Strategyproofness and Monotone Allocation of Auction in Social Networks

TL;DR

This paper introduces a new framework for strategyproof network auctions by classifying monotone allocation rules into ID-MON and IP-MON, providing conditions for strategyproof payments and resolving key challenges in combinatorial network auctions.

Contribution

It identifies two fundamental categories of monotone allocation rules in social network auctions and characterizes strategyproof payment rules for them, addressing a major gap in the field.

Findings

All existing network auction rules are encompassed by ID-MON and IP-MON categories.

Conditions for the existence of strategyproof payment rules are characterized.
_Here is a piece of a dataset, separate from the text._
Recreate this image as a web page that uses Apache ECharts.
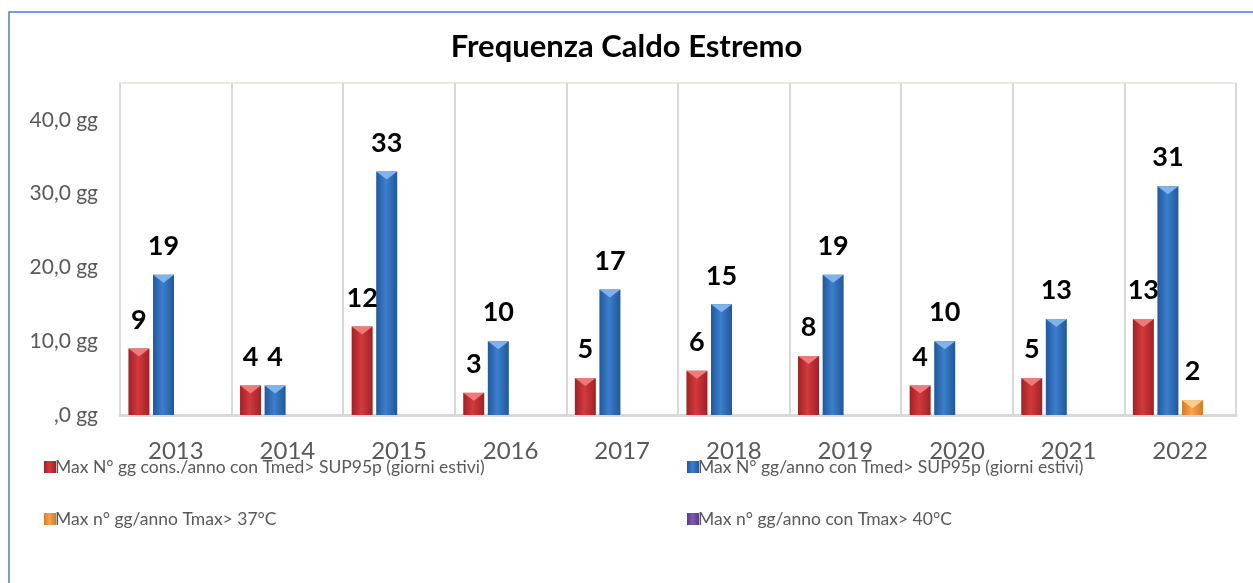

The revenue-maximizing strategyproof payment rule is shown to be computationally feasible.

Abstract

Strategyproofness in network auctions requires that bidders not only report their valuations truthfully, but also do their best to invite neighbours from the social network. In contrast to canonical auctions, where the value-monotone allocation in Myerson's Lemma is a cornerstone, a general principle of allocation rules for strategyproof network auctions is still missing. We show that, due to the absence of such a principle, even extensions to multi-unit network auctions with single-unit demand present unexpected difficulties, and all pioneering researches fail to be strategyproof. For the first time in this field, we identify two categories of monotone allocation rules on networks: Invitation-Depressed Monotonicity (ID-MON) and Invitation-Promoted Monotonicity (IP-MON). They encompass all existing allocation rules of network auctions as specific instances. For any given ID-MON or IP-MON allocation rule, we characterize the existence and sufficient conditions for the strategyproof payment rules, and show that among all such payment rules, the revenue-maximizing one exists and is computationally feasible. With these results, the obstacle of combinatorial network auction with single-minded bidders is now resolved.